Staff at The Colorado Trust say a recent shift in the Denver-based foundation’s grantmaking has left equity-focused programs, and some of the people who run them, on edge. Leadership counters that the changes are part of a long-term plan to target investments where they believe they will most affect health outcomes. That tension has now spilled into public view as reporting and staff accounts have surfaced.

Trust narrows its mission to three focus areas

In its current strategy, the foundation is steering new grantmaking into three social determinants of health: food, housing, and mental and behavioral health. It has built a series of competitive initiatives around those themes. According to The Colorado Trust, its Community Resilience Initiatives list 84 grantees and a total funding amount of $47,358,635 for 2024–2027. The initiative page says the work is meant to help communities respond to economic, public health and social disruptions while strengthening local capacity.

Staff say equity is being sidelined

Several current employees, speaking anonymously, told reporters that during a recorded staff meeting President and CEO Don Mares said, "we are not doing that work directly and generally will not take public stands on racial or social justice efforts," and that staff who disagreed were offered a six-month severance package, as reported by the Denver Gazette. Those employees say the direction marks a major cultural change for a foundation that previously connected racial equity closely to health outcomes. The same reporting notes that some staff were questioned by a third-party contractor about speaking publicly about the foundation’s work.

Fund size and history

The Colorado Trust is a roughly 40-year-old foundation headquartered in Denver. Its financials page states that since its inception in 1985, the trust has provided more than $690 million in charitable support across Colorado and that it reported more than $22.4 million in charitable expenditures in 2024. The trust lists net assets of more than $548 million as of Dec. 31, 2024, underscoring its role as a major statewide funder. Those figures appear on The Colorado Trust.

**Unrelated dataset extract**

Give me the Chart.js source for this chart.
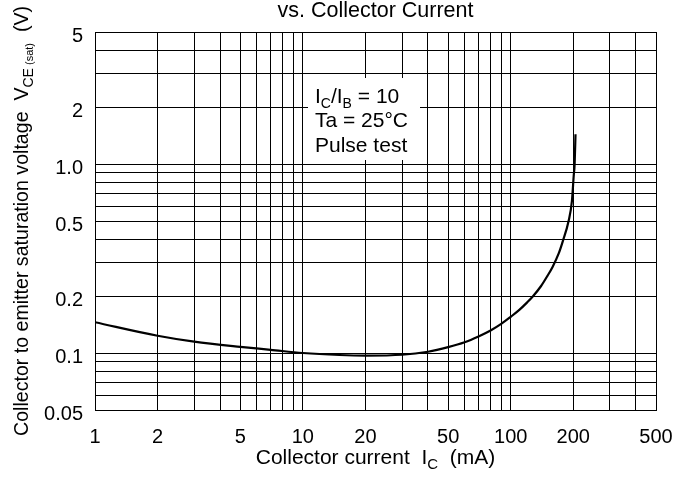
<!DOCTYPE html>
<html>
<head>
<meta charset="utf-8">
<script src="https://cdn.jsdelivr.net/npm/chart.js@4"></script>
<style>
  body { margin: 0; background: #fff; }
</style>
</head>
<body>
<canvas id="vceChart" width="678" height="484"></canvas>
<script>
// curve (IC in mA, VCE(sat) in V)
const currentMA = [1, 2, 3, 5, 7, 10, 15, 20, 30, 40, 50, 60, 70, 80, 90, 100, 110, 120, 128, 140, 150, 159, 170, 178, 190, 197, 201, 203, 205];
const vceSat = [0.1457, 0.1236, 0.1150, 0.1079, 0.1041, 0.1001, 0.0977, 0.0970, 0.0980, 0.1017, 0.1075, 0.1141, 0.1225, 0.1317, 0.1427, 0.1556, 0.1693, 0.1855, 0.1999, 0.2265, 0.2555, 0.2857, 0.3356, 0.3903, 0.501, 0.638, 0.870, 1.0, 1.44];

// grid lines and tick labels
const xGrid = [1, 2, 3, 4, 5, 6, 7, 8, 9, 10, 20, 30, 40, 50, 60, 70, 80, 90, 100, 200, 300, 400, 500];
const xLabelValues = [1, 2, 5, 10, 20, 50, 100, 200, 500];
const yGrid = [0.05, 0.06, 0.07, 0.08, 0.09, 0.1, 0.2, 0.3, 0.4, 0.5, 0.6, 0.7, 0.8, 0.9, 1, 2, 3, 4, 5];
const yLabelValues = [0.05, 0.1, 0.2, 0.5, 1, 2, 5];
const yLabelText = ['0.05', '0.1', '0.2', '0.5', '1.0', '2', '5'];

const FONT = '"Liberation Sans", Arial, Helvetica, sans-serif';

// draws a row of text pieces, some of them as subscripts
function drawPieces(ctx, x, y, pieces) {
    pieces.forEach(p => {
        ctx.font = p.size + 'px ' + FONT;
        ctx.fillText(p.text, x, y + (p.dy || 0));
        x += ctx.measureText(p.text).width;
    });
    return x;
}

function piecesWidth(ctx, pieces) {
    let w = 0;
    pieces.forEach(p => {
        ctx.font = p.size + 'px ' + FONT;
        w += ctx.measureText(p.text).width;
    });
    return w;
}

const decor = {
    id: 'decor',
    afterDraw(chart) {
        const ctx = chart.ctx;
        const area = chart.chartArea;
        ctx.save();
        ctx.fillStyle = '#000';
        ctx.textBaseline = 'alphabetic';
        ctx.textAlign = 'left';

        // title (first line is cut off in the reference)
        ctx.font = '21.5px ' + FONT;
        ctx.textAlign = 'center';
        ctx.fillText('vs. Collector Current', (area.left + area.right) / 2, 17);
        ctx.textAlign = 'left';

        // x axis title
        const xt = [
            { text: 'Collector current  I', size: 21 },
            { text: 'C', size: 15, dy: 5 },
            { text: '  (mA)', size: 21 }
        ];
        const xw = piecesWidth(ctx, xt);
        drawPieces(ctx, (area.left + area.right) / 2 - xw / 2, 464, xt);

        // y axis title, rotated
        const yt = [
            { text: 'Collector to emitter saturation voltage  V', size: 19.6 },
            { text: 'CE', size: 14, dy: 5 },
            { text: ' (sat)', size: 11, dy: 5 },
            { text: '  (V)', size: 19.6 }
        ];
        ctx.save();
        ctx.translate(28, 436);
        ctx.rotate(-Math.PI / 2);
        drawPieces(ctx, 0, 0, yt);
        ctx.restore();

        // condition box
        ctx.fillStyle = '#fff';
        ctx.fillRect(308, 78, 112, 82);
        ctx.fillStyle = '#000';
        drawPieces(ctx, 315, 103, [
            { text: 'I', size: 21 },
            { text: 'C', size: 14, dy: 5 },
            { text: '/I', size: 21 },
            { text: 'B', size: 14, dy: 5 },
            { text: ' = 10', size: 21 }
        ]);
        ctx.font = '21px ' + FONT;
        ctx.fillText('Ta = 25°C', 315, 127);
        ctx.fillText('Pulse test', 315, 152);
        ctx.restore();
    }
};

const ctx = document.getElementById('vceChart').getContext('2d');
new Chart(ctx, {
    type: 'scatter',
    data: {
        datasets: [{
            data: currentMA.map((x, i) => ({ x: x, y: vceSat[i] })),
            showLine: true,
            borderColor: '#000',
            borderWidth: 2.2,
            pointRadius: 0,
            cubicInterpolationMode: 'monotone',
            fill: false
        }]
    },
    options: {
        responsive: false,
        animation: false,
        layout: { padding: { top: 32, right: 22, bottom: 0, left: 0 } },
        plugins: {
            legend: { display: false },
            tooltip: { enabled: false },
            title: { display: false }
        },
        scales: {
            x: {
                type: 'logarithmic',
                min: 1,
                max: 500,
                afterBuildTicks(scale) { scale.ticks = xGrid.map(v => ({ value: v })); },
                afterFit(scale) {
                    scale.height = 74;
                    scale.paddingLeft = 0;
                    scale.paddingRight = 0;
                },
                grid: { color: '#000', lineWidth: 1, drawTicks: false },
                border: { color: '#000', width: 1 },
                ticks: {
                    autoSkip: false,
                    maxRotation: 0,
                    padding: 15,
                    color: '#000',
                    font: { family: FONT, size: 20 },
                    callback: v => xLabelValues.includes(v) ? String(v) : ''
                }
            },
            y: {
                type: 'logarithmic',
                min: 0.05,
                max: 5,
                afterBuildTicks(scale) { scale.ticks = yGrid.map(v => ({ value: v })); },
                afterFit(scale) {
                    scale.width = 95;
                    scale.paddingTop = 0;
                    scale.paddingBottom = 0;
                },
                grid: { color: '#000', lineWidth: 1, drawTicks: false },
                border: { color: '#000', width: 1 },
                ticks: {
                    autoSkip: false,
                    padding: 12,
                    labelOffset: 4,
                    color: '#000',
                    font: { family: FONT, size: 20 },
                    callback: v => {
                        const i = yLabelValues.indexOf(v);
                        return i < 0 ? '' : yLabelText[i];
                    }
                }
            }
        }
    },
    plugins: [decor]
});
</script>
</body>
</html>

Grantees say money is reaching communities, for now

The foundation and media coverage say that the current three-year awards have been extended. The organization announced on Feb. 5 that grants made for July 2024 through December 2026 would continue through next year, according to the Denver Gazette. That reporting highlighted Fountain-Fort Carson School District 8, which received $345,340 for 2024–26 and now expects roughly $480,000 after the continuation; district leaders told the Gazette the money is going toward family food bags and other basic supports. At the same time, the trust’s communications team told the paper the organization remains focused on serving historically excluded and systemically underserved populations: "The bottom line is we’ve been doing the same work now with the same focus areas for three years; we have not changed anything," a communications official said.

Why it matters

Philanthropic priorities help determine what kinds of work get funded in Colorado’s nonprofit ecosystem, and a move away from power-building or race-explicit strategies could narrow opportunities for organizations focused on systems change. For now, grantees offering direct services such as food distributions, housing supports and behavioral-health access are still seeing funds flow. Advocates, however, warn that deprioritizing race-explicit strategies may ultimately dull long-term equity gains.